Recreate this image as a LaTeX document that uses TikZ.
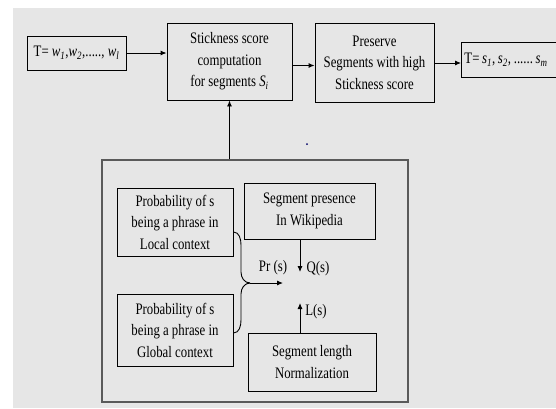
\documentclass[tikz,border=0pt]{standalone}
\usepackage{fontspec}
\setmainfont{Liberation Serif}[FakeStretch=0.8]
\usepackage{xcolor}
\usepackage{tikz}
\usetikzlibrary{arrows.meta}
\definecolor{paper}{HTML}{E6E6E6}
\definecolor{frame}{HTML}{5A5A5A}
\newcommand{\ivar}[2]{\textit{#1}\textsubscript{\textit{#2}}}
\tikzset{
  stepbox/.style={
    draw=black, line width=0.9pt, align=center, inner sep=2pt,
    font=\fontsize{16}{21.5}\selectfont
  },
  tag/.style={
    inner sep=0pt, font=\fontsize{16}{18}\selectfont
  }
}

\begin{document}
\begin{tikzpicture}[x=1pt,y=-1pt]
        \useasboundingbox (0,0) rectangle (556,408);
        \fill[paper] (13,8) rectangle (556,408);

        \begin{scope}[every node/.style={stepbox}]
            \node[minimum width=99pt, minimum height=34pt] (tin) at (76.5, 53) {T= \ivar{w}{1},\ivar{w}{2},....., \ivar{w}{l}};
            \node[minimum width=125pt, minimum height=77pt] (stick) at (229.5, 61.5) {Stickness score\\computation\\for segments \ivar{S}{i}};
            \node[minimum width=119pt, minimum height=79pt] (pres) at (374.5, 62.5) {Preserve\\Segments with high\\Stickness score};
            \node[minimum width=104pt, minimum height=35pt, anchor=west, align=left, text width=98pt, inner sep=1.5pt] (tout) at (461, 59.5) {T=\,\ivar{s}{1},\,\ivar{s}{2},\,......\,\ivar{s}{m}};

            \node[draw=frame, line width=1.4pt, minimum width=306pt, minimum height=242pt] (ctx) at (255, 281) {};

            \node[minimum width=116pt, minimum height=68pt] (local) at (175, 222) {Probability of s\\being a phrase in\\Local context};
            \node[minimum width=131pt, minimum height=56pt] (wiki) at (309.5, 211) {Segment presence\\In Wikipedia};
            \node[minimum width=116pt, minimum height=72pt] (global) at (175, 330) {Probability of s\\being a  phrase in\\Global context};
            \node[minimum width=128pt, minimum height=58pt] (norm) at (312, 362) {Segment length\\Normalization};
        \end{scope}

        \node[tag] (pr) at (273, 268) {Pr (s)};
        \node[tag] (qs) at (318, 269) {Q(s)};
        \node[tag] (ls) at (316, 312) {L(s)};

        \coordinate (merge) at (250, 283);
        \coordinate (prend) at (283, 283);
        \coordinate (qtip) at (300, 272);
        \coordinate (ltip) at (300, 303);

        % the brace joining both probabilities
        \draw[line width=0.9pt] ([yshift=-10pt]local.east) to[out=0,in=90] (241, 245) -- (241, 272) to[out=-90,in=180] (merge);
        \draw[line width=0.9pt] (merge) to[out=180,in=90] (241, 294) -- (241, 320) to[out=-90,in=0] ([yshift=-3pt]global.east);

        \begin{scope}[>={Latex[length=6pt,width=5pt]}, every edge/.style={draw=black,line width=0.9pt}]
            \path [->] (tin) edge (tin -| stick.west);
            \path [->] ([yshift=-4pt]stick.east) edge ([yshift=-4pt]stick.east -| pres.west);
            \path [->] (pres.east |- 0,63) edge (tout.west |- 0,63);
            \path [->] (stick.south |- ctx.north) edge (stick.south);

            \path [->] (merge) edge (prend);
            \path [->] (qtip |- wiki.south) edge (qtip);
            \path [->] (ltip |- norm.north) edge (ltip);
        \end{scope}

        \fill[blue!40!black] (307, 144) circle (1pt);
\end{tikzpicture}
\end{document}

**Exercise**
Return all of the data exactly as written, and drop the pictures.

**Answer for this exercise**
Recreate this image as a LaTeX document that uses TikZ.
\documentclass[tikz,border=0pt]{standalone}
\usepackage{fontspec}
\setmainfont{Liberation Serif}[FakeStretch=0.8]
\usepackage{xcolor}
\usepackage{tikz}
\usetikzlibrary{arrows.meta}
\definecolor{paper}{HTML}{E6E6E6}
\definecolor{frame}{HTML}{5A5A5A}
\newcommand{\ivar}[2]{\textit{#1}\textsubscript{\textit{#2}}}
\tikzset{
  stepbox/.style={
    draw=black, line width=0.9pt, align=center, inner sep=2pt,
    font=\fontsize{16}{21.5}\selectfont
  },
  tag/.style={
    inner sep=0pt, font=\fontsize{16}{18}\selectfont
  }
}

\begin{document}
\begin{tikzpicture}[x=1pt,y=-1pt]
        \useasboundingbox (0,0) rectangle (556,408);
        \fill[paper] (13,8) rectangle (556,408);

        \begin{scope}[every node/.style={stepbox}]
            \node[minimum width=99pt, minimum height=34pt] (tin) at (76.5, 53) {T= \ivar{w}{1},\ivar{w}{2},....., \ivar{w}{l}};
            \node[minimum width=125pt, minimum height=77pt] (stick) at (229.5, 61.5) {Stickness score\\computation\\for segments \ivar{S}{i}};
            \node[minimum width=119pt, minimum height=79pt] (pres) at (374.5, 62.5) {Preserve\\Segments with high\\Stickness score};
            \node[minimum width=104pt, minimum height=35pt, anchor=west, align=left, text width=98pt, inner sep=1.5pt] (tout) at (461, 59.5) {T=\,\ivar{s}{1},\,\ivar{s}{2},\,......\,\ivar{s}{m}};

            \node[draw=frame, line width=1.4pt, minimum width=306pt, minimum height=242pt] (ctx) at (255, 281) {};

            \node[minimum width=116pt, minimum height=68pt] (local) at (175, 222) {Probability of s\\being a phrase in\\Local context};
            \node[minimum width=131pt, minimum height=56pt] (wiki) at (309.5, 211) {Segment presence\\In Wikipedia};
            \node[minimum width=116pt, minimum height=72pt] (global) at (175, 330) {Probability of s\\being a  phrase in\\Global context};
            \node[minimum width=128pt, minimum height=58pt] (norm) at (312, 362) {Segment length\\Normalization};
        \end{scope}

        \node[tag] (pr) at (273, 268) {Pr (s)};
        \node[tag] (qs) at (318, 269) {Q(s)};
        \node[tag] (ls) at (316, 312) {L(s)};

        \coordinate (merge) at (250, 283);
        \coordinate (prend) at (283, 283);
        \coordinate (qtip) at (300, 272);
        \coordinate (ltip) at (300, 303);

        % the brace joining both probabilities
        \draw[line width=0.9pt] ([yshift=-10pt]local.east) to[out=0,in=90] (241, 245) -- (241, 272) to[out=-90,in=180] (merge);
        \draw[line width=0.9pt] (merge) to[out=180,in=90] (241, 294) -- (241, 320) to[out=-90,in=0] ([yshift=-3pt]global.east);

        \begin{scope}[>={Latex[length=6pt,width=5pt]}, every edge/.style={draw=black,line width=0.9pt}]
            \path [->] (tin) edge (tin -| stick.west);
            \path [->] ([yshift=-4pt]stick.east) edge ([yshift=-4pt]stick.east -| pres.west);
            \path [->] (pres.east |- 0,63) edge (tout.west |- 0,63);
            \path [->] (stick.south |- ctx.north) edge (stick.south);

            \path [->] (merge) edge (prend);
            \path [->] (qtip |- wiki.south) edge (qtip);
            \path [->] (ltip |- norm.north) edge (ltip);
        \end{scope}

        \fill[blue!40!black] (307, 144) circle (1pt);
\end{tikzpicture}
\end{document}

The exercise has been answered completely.